STATEMENT OF DECISION AND REASONS
APPLICATION FOR REVIEW
This is an application for review of a decision made by a delegate of the Minister for Home Affairs on 28 September 2020 to refuse to grant the applicant a protection visa under s 65 of the Migration Act 1958 (Cth) (the Act). The applicant, who claims to be a citizen of the People’s Republic of China (herein China), applied for the visa on 1 August 2017.
CRITERIA FOR A PROTECTION VISA
The criteria for a protection visa are set out in s 36 of the Act and Schedule 2 to the Migration Regulations 1994 (Cth) (the Regulations). An applicant for the visa must meet one of the alternative criteria in s 36(2)(a), (aa), (b), or (c). That is, they are either a person in respect of whom Australia has protection obligations under the ‘refugee’ criterion, or on other ‘complementary protection’ grounds, or is a member of the same family unit as such a person and that person holds a protection visa of the same class.

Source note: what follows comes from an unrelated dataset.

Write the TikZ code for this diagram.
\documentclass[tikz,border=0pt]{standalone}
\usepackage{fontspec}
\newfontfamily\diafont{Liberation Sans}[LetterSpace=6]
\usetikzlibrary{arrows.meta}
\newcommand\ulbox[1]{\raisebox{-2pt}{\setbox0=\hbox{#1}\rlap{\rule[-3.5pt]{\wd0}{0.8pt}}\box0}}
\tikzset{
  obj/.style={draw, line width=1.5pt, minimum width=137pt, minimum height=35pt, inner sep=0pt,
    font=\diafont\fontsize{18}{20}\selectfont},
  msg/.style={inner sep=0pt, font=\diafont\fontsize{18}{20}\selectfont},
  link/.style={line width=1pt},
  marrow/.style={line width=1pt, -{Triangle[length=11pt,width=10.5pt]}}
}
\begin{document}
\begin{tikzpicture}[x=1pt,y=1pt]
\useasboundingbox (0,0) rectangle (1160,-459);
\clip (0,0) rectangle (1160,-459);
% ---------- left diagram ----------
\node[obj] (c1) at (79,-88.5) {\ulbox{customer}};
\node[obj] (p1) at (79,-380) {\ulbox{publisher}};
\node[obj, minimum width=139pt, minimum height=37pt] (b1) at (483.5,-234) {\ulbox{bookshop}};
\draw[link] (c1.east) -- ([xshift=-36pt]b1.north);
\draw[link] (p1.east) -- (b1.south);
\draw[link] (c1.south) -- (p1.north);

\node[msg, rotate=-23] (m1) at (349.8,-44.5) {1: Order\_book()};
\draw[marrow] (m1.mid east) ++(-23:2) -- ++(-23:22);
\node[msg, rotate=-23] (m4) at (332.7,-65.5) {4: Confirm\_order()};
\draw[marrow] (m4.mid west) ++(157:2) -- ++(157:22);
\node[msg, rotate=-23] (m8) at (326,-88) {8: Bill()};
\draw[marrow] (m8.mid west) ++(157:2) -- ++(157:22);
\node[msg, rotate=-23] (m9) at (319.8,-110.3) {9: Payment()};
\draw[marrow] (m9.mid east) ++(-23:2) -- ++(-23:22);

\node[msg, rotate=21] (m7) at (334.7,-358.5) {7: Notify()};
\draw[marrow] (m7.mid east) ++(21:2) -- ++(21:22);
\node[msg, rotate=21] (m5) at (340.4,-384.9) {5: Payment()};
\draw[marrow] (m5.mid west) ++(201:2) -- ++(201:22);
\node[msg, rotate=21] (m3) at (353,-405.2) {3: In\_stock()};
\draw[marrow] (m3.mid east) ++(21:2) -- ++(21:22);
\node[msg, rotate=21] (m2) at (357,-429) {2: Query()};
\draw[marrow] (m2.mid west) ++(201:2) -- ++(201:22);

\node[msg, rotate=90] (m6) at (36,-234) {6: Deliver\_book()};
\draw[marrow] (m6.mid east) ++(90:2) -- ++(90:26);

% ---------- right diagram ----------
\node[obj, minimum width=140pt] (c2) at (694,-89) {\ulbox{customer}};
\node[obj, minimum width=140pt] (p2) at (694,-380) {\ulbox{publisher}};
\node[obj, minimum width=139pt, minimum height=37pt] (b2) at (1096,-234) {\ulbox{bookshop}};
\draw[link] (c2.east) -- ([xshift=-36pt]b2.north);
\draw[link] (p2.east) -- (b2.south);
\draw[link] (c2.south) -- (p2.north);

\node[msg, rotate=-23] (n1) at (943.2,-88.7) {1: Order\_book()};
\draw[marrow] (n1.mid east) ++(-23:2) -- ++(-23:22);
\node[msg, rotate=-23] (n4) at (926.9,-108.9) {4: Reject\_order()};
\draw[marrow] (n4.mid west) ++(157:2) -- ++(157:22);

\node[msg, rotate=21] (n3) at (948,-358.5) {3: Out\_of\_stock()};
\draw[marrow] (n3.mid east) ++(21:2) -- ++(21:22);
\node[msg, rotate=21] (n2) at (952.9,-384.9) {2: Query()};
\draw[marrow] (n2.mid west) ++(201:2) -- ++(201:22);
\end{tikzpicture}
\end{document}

Section 36(2)(a) provides that a criterion for a protection visa is that the applicant for the visa is a non-citizen in Australia in respect of whom the Minister is satisfied Australia has protection obligations because the person is a refugee.

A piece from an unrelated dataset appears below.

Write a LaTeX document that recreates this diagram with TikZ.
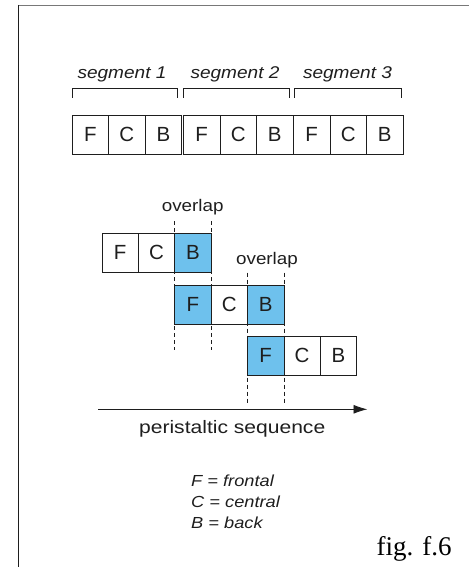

A person is a refugee if, in the case of a person who has a nationality, they are outside the country of their nationality and, owing to a well-founded fear of persecution, are unable or unwilling to avail themselves of the protection of that country: s 5H(1)(a). In the case of a person without a nationality, they are a refugee if they are outside the country of their former habitual residence and, owing to a well-founded fear of persecution, are unable or unwilling to return to that country: s 5H(1)(b).
Under s 5J(1), a person has a well-founded fear of persecution if they fear being persecuted for reasons of race, religion, nationality, membership of a particular social group or political opinion, there is a real chance they would be persecuted for one or more of those reasons, and the real chance of persecution relates to all areas of the relevant country. Additional requirements relating to a ‘well-founded fear of persecution’ and circumstances in which a person will be taken not to have such a fear are set out in ss 5J(2)-(6) and ss 5K-LA, which are extracted in the attachment to this decision.

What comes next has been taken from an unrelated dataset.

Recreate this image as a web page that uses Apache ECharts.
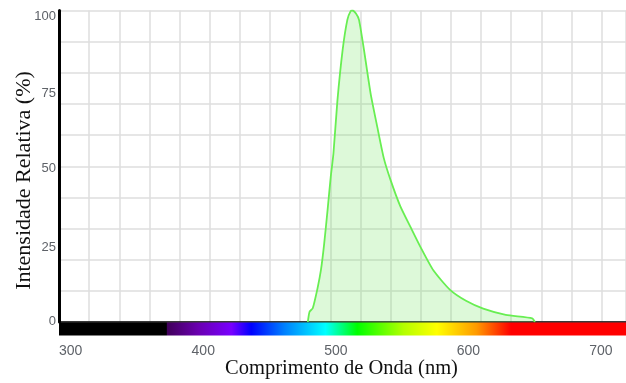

If a person is found not to meet the refugee criterion in s 36(2)(a), they may nevertheless meet the criteria for the grant of the visa if they are a non-citizen in Australia in respect of whom the Minister is satisfied Australia has protection obligations because the Minister has substantial grounds for believing that, as a necessary and foreseeable consequence of being removed from Australia to a receiving country, there is a real risk that they will suffer significant harm: s 36(2)(aa) (‘the complementary protection criterion’). The meaning of significant harm, and the circumstances in which a person will be taken not to face a real risk of significant harm, are set out in ss 36(2A) and (2B), which are extracted in the attachment to this decision.
Mandatory considerations
In accordance with Ministerial Direction No.84, made under s 499 of the Act, the Tribunal has taken account of the ‘Refugee Law Guidelines’ and ‘Complementary Protection Guidelines’ prepared by the Department of Home Affairs, and country information assessments prepared by the Department of Foreign Affairs and Trade (DFAT) expressly for protection status determination purposes, to the extent that they are relevant to the decision under consideration.
CLAIMS AND EVIDENCE BEFORE THE DELEGATE
Protection visa application
According to his Protection visa application, the applicant is a married [Age]-year-old Chinese national of Han Chinese ethnicity. He claimed to have no religion. He was born in Yantai, Shandong Province, China. He claimed to have departed from China [in] July 2017, arriving in Australia on the following day. The applicant’s wife resides in Yantai, Shandong Province.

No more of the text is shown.